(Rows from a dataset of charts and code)

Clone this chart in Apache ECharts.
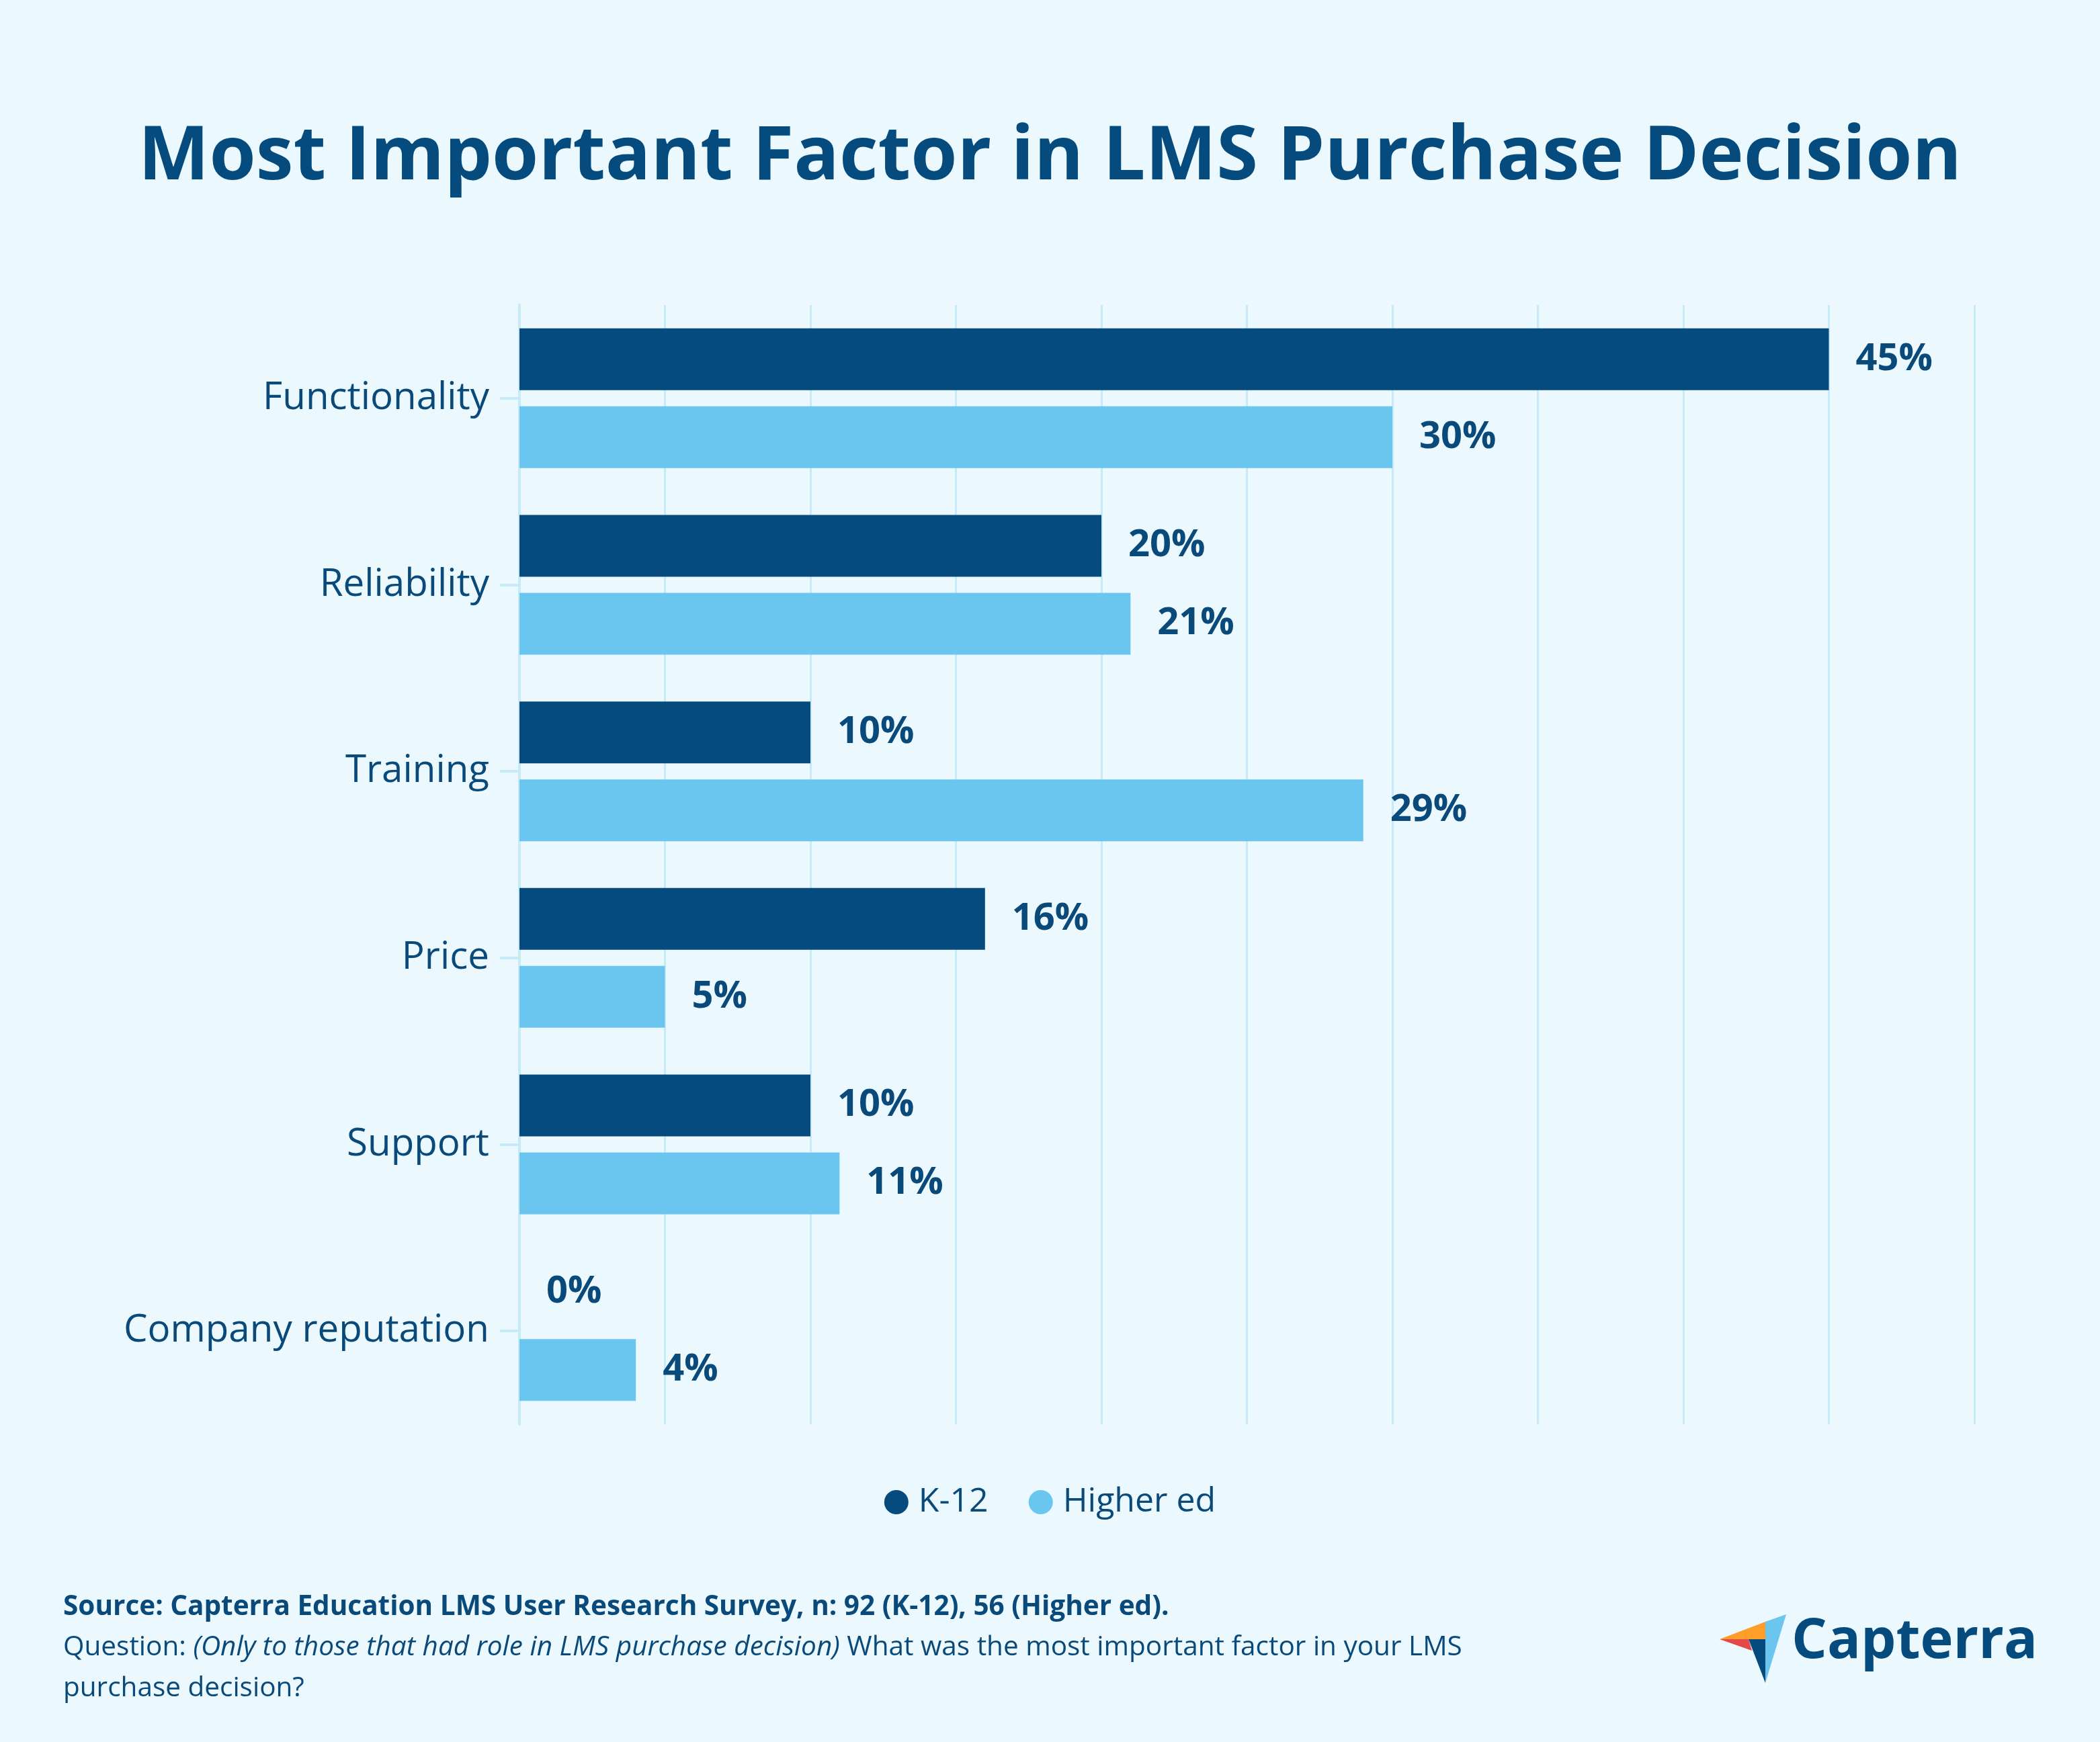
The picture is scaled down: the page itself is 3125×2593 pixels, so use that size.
<!DOCTYPE html>
<html>
<head>
<meta charset="utf-8">
<script src="https://cdn.jsdelivr.net/npm/echarts@6/dist/echarts.min.js"></script>
<style>
html,body{margin:0;padding:0;background:#ebf8fd;}
#chart{width:3125px;height:2593px;}
</style>
</head>
<body>
<div id="chart"></div>
<script>
const categories = ['Functionality', 'Reliability', 'Training', 'Price', 'Support', 'Company reputation'];
const k12Values = [45, 20, 10, 16, 10, 0];
const higherEdValues = [30, 21, 29, 5, 11, 4];
const seriesNames = ['K-12', 'Higher ed'];
const titleText = 'Most Important Factor in LMS Purchase Decision';
const sourceText = 'Source: Capterra Education LMS User Research Survey, n: 92 (K-12), 56 (Higher ed).';
const questionLead = 'Question: ';
const questionItalic = '(Only to those that had role in LMS purchase decision)';
const questionRest1 = ' What was the most important factor in your LMS';
const questionRest2 = 'purchase decision?';

const DARK = '#054b7e';
const LIGHT = '#6ac6ee';
const TEXT = '#0a4a7b';
const GRIDC = '#c6eaf8';
const FONT = '"Open Sans", "Noto Sans", sans-serif';

const chart = echarts.init(document.getElementById('chart'));
const labelStyle = {
  show: true, position: 'right', distance: 40,
  formatter: '{c}%', color: TEXT, fontFamily: FONT, fontWeight: 'bold', fontSize: 56
};
chart.setOption({
  backgroundColor: '#ebf8fd',
  textStyle: {fontFamily: FONT},
  title: {
    text: titleText, left: 'center', top: 160,
    textStyle: {color: DARK, fontFamily: FONT, fontWeight: 'bold', fontSize: 112, lineHeight: 140}
  },
  legend: {
    data: seriesNames, left: 'center', top: 2206,
    icon: 'circle', itemWidth: 36, itemHeight: 36, itemGap: 60,
    textStyle: {color: TEXT, fontFamily: FONT, fontSize: 50, padding: [0,0,0,10]}
  },
  grid: {left: 773, right: 187, top: 454, bottom: 473, containLabel: false},
  xAxis: {
    type: 'value', min: 0, max: 50, interval: 5,
    axisLine: {show: false}, axisTick: {show: false}, axisLabel: {show: false},
    splitLine: {show: true, lineStyle: {color: GRIDC, width: 3}}
  },
  yAxis: {
    type: 'category', data: categories, inverse: true,
    axisLine: {show: true, lineStyle: {color: GRIDC, width: 4}},
    axisTick: {show: true, length: 29, alignWithLabel: true, lineStyle: {color: GRIDC, width: 4}},
    axisLabel: {color: TEXT, fontFamily: FONT, fontSize: 56.5, margin: 45}
  },
  series: [
    {name: seriesNames[0], type: 'bar', data: k12Values, barWidth: 92, barGap: '26%',
     itemStyle: {color: DARK}, label: labelStyle},
    {name: seriesNames[1], type: 'bar', data: higherEdValues, barWidth: 92,
     itemStyle: {color: LIGHT}, label: labelStyle}
  ],
  graphic: [
    {type: 'text', left: 94, top: 2372, style: {text: sourceText, fill: TEXT, font: 'bold 40.5px "Open Sans"'}},
    {type: 'text', left: 94, top: 2432, style: {
      text: '{n|' + questionLead + '}{i|' + questionItalic + '}{n|' + questionRest1 + '}\n{n|' + questionRest2 + '}',
      rich: {
        n: {fill: TEXT, fontFamily: FONT, fontSize: 40.5, lineHeight: 61},
        i: {fill: TEXT, fontFamily: FONT, fontSize: 40.5, fontStyle: 'italic', lineHeight: 61}
      }
    }},
    {type: 'polygon', shape: {points: [[2559,2440],[2627,2414],[2627,2440]]}, style: {fill: '#fd9e2b'}},
    {type: 'polygon', shape: {points: [[2627,2414],[2658,2403],[2627,2505]]}, style: {fill: '#6ac6ee'}},
    {type: 'polygon', shape: {points: [[2559,2440],[2602,2440],[2607,2457]]}, style: {fill: '#e64848'}},
    {type: 'polygon', shape: {points: [[2602,2440],[2627,2440],[2627,2505]]}, style: {fill: '#054b7e'}},
    {type: 'text', left: 2666, top: 2403, style: {text: 'Capterra', fill: DARK, font: 'bold 83px "Open Sans"'}}
  ]
});
</script>
</body>
</html>
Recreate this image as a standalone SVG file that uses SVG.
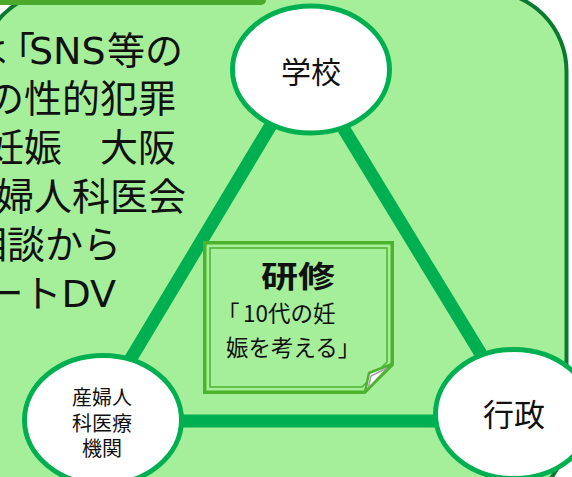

▶ [EXERCISE AIM] Every entry should be returned exactly as written, minus the pictures.

▶ [WRITTEN RESPONSE]
Clone this chart in Apache ECharts.
The picture is scaled down: the page itself is 3125×2593 pixels, so use that size.
<!DOCTYPE html>
<html>
<head>
<meta charset="utf-8">
<script src="https://cdn.jsdelivr.net/npm/echarts@6/dist/echarts.min.js"></script>
<style>
html,body{margin:0;padding:0;background:#ebf8fd;}
#chart{width:3125px;height:2593px;}
</style>
</head>
<body>
<div id="chart"></div>
<script>
const categories = ['Functionality', 'Reliability', 'Training', 'Price', 'Support', 'Company reputation'];
const k12Values = [45, 20, 10, 16, 10, 0];
const higherEdValues = [30, 21, 29, 5, 11, 4];
const seriesNames = ['K-12', 'Higher ed'];
const titleText = 'Most Important Factor in LMS Purchase Decision';
const sourceText = 'Source: Capterra Education LMS User Research Survey, n: 92 (K-12), 56 (Higher ed).';
const questionLead = 'Question: ';
const questionItalic = '(Only to those that had role in LMS purchase decision)';
const questionRest1 = ' What was the most important factor in your LMS';
const questionRest2 = 'purchase decision?';

const DARK = '#054b7e';
const LIGHT = '#6ac6ee';
const TEXT = '#0a4a7b';
const GRIDC = '#c6eaf8';
const FONT = '"Open Sans", "Noto Sans", sans-serif';

const chart = echarts.init(document.getElementById('chart'));
const labelStyle = {
  show: true, position: 'right', distance: 40,
  formatter: '{c}%', color: TEXT, fontFamily: FONT, fontWeight: 'bold', fontSize: 56
};
chart.setOption({
  backgroundColor: '#ebf8fd',
  textStyle: {fontFamily: FONT},
  title: {
    text: titleText, left: 'center', top: 160,
    textStyle: {color: DARK, fontFamily: FONT, fontWeight: 'bold', fontSize: 112, lineHeight: 140}
  },
  legend: {
    data: seriesNames, left: 'center', top: 2206,
    icon: 'circle', itemWidth: 36, itemHeight: 36, itemGap: 60,
    textStyle: {color: TEXT, fontFamily: FONT, fontSize: 50, padding: [0,0,0,10]}
  },
  grid: {left: 773, right: 187, top: 454, bottom: 473, containLabel: false},
  xAxis: {
    type: 'value', min: 0, max: 50, interval: 5,
    axisLine: {show: false}, axisTick: {show: false}, axisLabel: {show: false},
    splitLine: {show: true, lineStyle: {color: GRIDC, width: 3}}
  },
  yAxis: {
    type: 'category', data: categories, inverse: true,
    axisLine: {show: true, lineStyle: {color: GRIDC, width: 4}},
    axisTick: {show: true, length: 29, alignWithLabel: true, lineStyle: {color: GRIDC, width: 4}},
    axisLabel: {color: TEXT, fontFamily: FONT, fontSize: 56.5, margin: 45}
  },
  series: [
    {name: seriesNames[0], type: 'bar', data: k12Values, barWidth: 92, barGap: '26%',
     itemStyle: {color: DARK}, label: labelStyle},
    {name: seriesNames[1], type: 'bar', data: higherEdValues, barWidth: 92,
     itemStyle: {color: LIGHT}, label: labelStyle}
  ],
  graphic: [
    {type: 'text', left: 94, top: 2372, style: {text: sourceText, fill: TEXT, font: 'bold 40.5px "Open Sans"'}},
    {type: 'text', left: 94, top: 2432, style: {
      text: '{n|' + questionLead + '}{i|' + questionItalic + '}{n|' + questionRest1 + '}\n{n|' + questionRest2 + '}',
      rich: {
        n: {fill: TEXT, fontFamily: FONT, fontSize: 40.5, lineHeight: 61},
        i: {fill: TEXT, fontFamily: FONT, fontSize: 40.5, fontStyle: 'italic', lineHeight: 61}
      }
    }},
    {type: 'polygon', shape: {points: [[2559,2440],[2627,2414],[2627,2440]]}, style: {fill: '#fd9e2b'}},
    {type: 'polygon', shape: {points: [[2627,2414],[2658,2403],[2627,2505]]}, style: {fill: '#6ac6ee'}},
    {type: 'polygon', shape: {points: [[2559,2440],[2602,2440],[2607,2457]]}, style: {fill: '#e64848'}},
    {type: 'polygon', shape: {points: [[2602,2440],[2627,2440],[2627,2505]]}, style: {fill: '#054b7e'}},
    {type: 'text', left: 2666, top: 2403, style: {text: 'Capterra', fill: DARK, font: 'bold 83px "Open Sans"'}}
  ]
});
</script>
</body>
</html>
Recreate this image as a standalone SVG file that uses SVG.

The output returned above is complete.